The movement in the stock market is among the leading economic indicators measured by economic managers in most countries, including by the Central Bank of Nigeria (CBN).
Rising stock prices signal to investors and regulators like the CBN or U.S FED that corporate profits are set to continue rising in the future and an economic expansion likely to continue.
More importantly it is positive for the wealth effect, helping to increase the value of Pension Funds, 401ks and individuals with investments in stocks in a brokerage account, which is ultimately positive for consumer sentiment and spending.
However today in Nigeria, nobody seems to want to buy stocks despite the rock bottom valuations.
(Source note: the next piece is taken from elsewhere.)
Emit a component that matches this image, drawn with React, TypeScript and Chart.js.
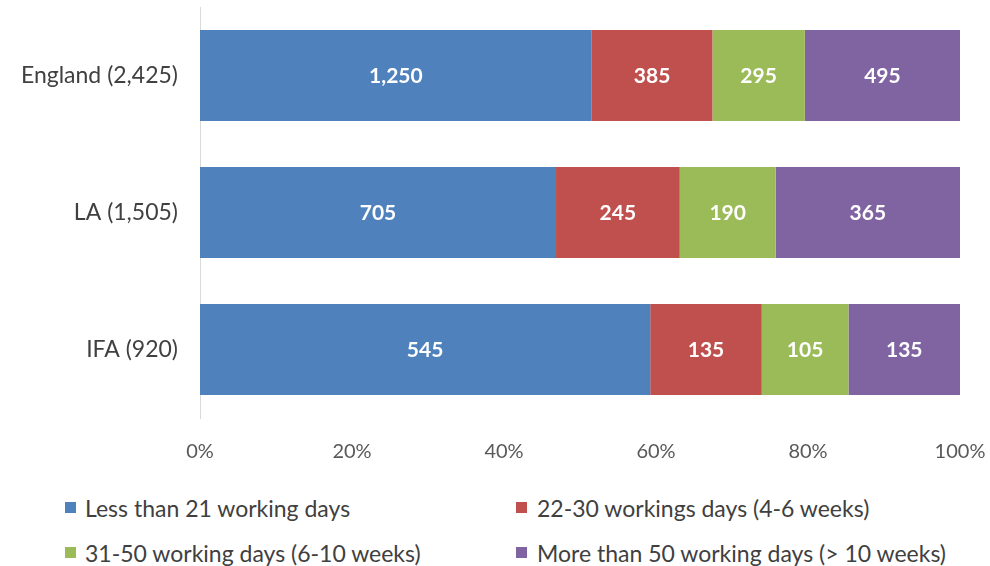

Pension Funds Administrators (PFAs) who should be attracted to stocks as a natural hedge against inflation have all but abandoned the asset class.
The most recent data from the regulator National Pensions Commission or PENCOM shows that PFAs exposure to domestic equities stood at 4.93 percent at the end of August 2019.
It used to be more than double those levels and closer to 9 percent less than 2 years ago.
PFAs have some N465 billion invested in domestic stocks, compared to N6.8 trillion in Federal Government securities (see chart).
Emerging Market Research firm EFG Hermes released a note last week that succinctly captures the problem facing Nigeria’s equity markets.
According to EFG Hermes despite Nigeria’s market stock getting cheaper and cheaper – with MSCI Nigeria now trading at 4.8x 12months forwards price to earnings (P/E ) ratio, which is an all-time low, and their internal analysts forecast of 14 percent earnings CAGR for 2019- 2021, and a 2019e Dividend yield of 10 percent (11.2% for banks), policy uncertainty makes it very difficult to become bullish.
These policy uncertainties include latest government moves to enforce closure of land borders to all trade and the CBN’s increase in minimum Loan to Deposit Ratio’s to 65 percent (effective end-2019).
EFG Hermes notes that while the LDR policy may support earnings growth for stronger banks, it is hard to reconcile policies that force private sector lending with those that severely restrict trade.
On the Pension Funds EFG Hermes, observes that PFAs are not allocating fresh funds to stocks, despite strong flows into pension funds which amounted to N681 billion in the 12months period ending June 2019.
They conclude by saying that even given high yields on government paper, it is a surprise that local PFAs with long term naira liabilities are shying away from inexpensive stocks that offer good dividend yields and the potential for long term capital gains.
“We believe this could be because current incentives for pension funds do not reward managers for outperformance,” they note.
Shying away from the vexing issue of a lack of clarity on the relative performance of PFAs compared to each other, vis –a-vis fees they charge contributors, and inability to easily move from one PFA to another, is the fact that not having significant exposure to equities may be short-changing retirees in the future, especially in an economy with a high rate of annual inflation, like Nigeria’s.
A recent survey by Mercer LLC released in June showed that Pension funds in growing economies in Asia, Latin America and the Middle East have a sharply higher percentage of assets parked in stocks, with retirement money managers in 14 geographies now allocating 40 percent of their assets to equities, an 8 percentage-point climb over the past five years.
With PFAs and other major institutional investors shunning stocks, it is not a surprise that equity trading volumes have collapsed to under $6 million from over $100million in 2008.
The current state of affairs is clearly far from ideal. The CBN should be worried, because a the short term chase for high yields by investors is clearly harming the economy and making cost of servicing the Federal Government’s and CBN OMO bills prohibitive.
Pension Fund contributors should be worried because the time tested means of wealth creation globally is through stock market investments, and they could be missing out on a chance for significant capital gains in the future.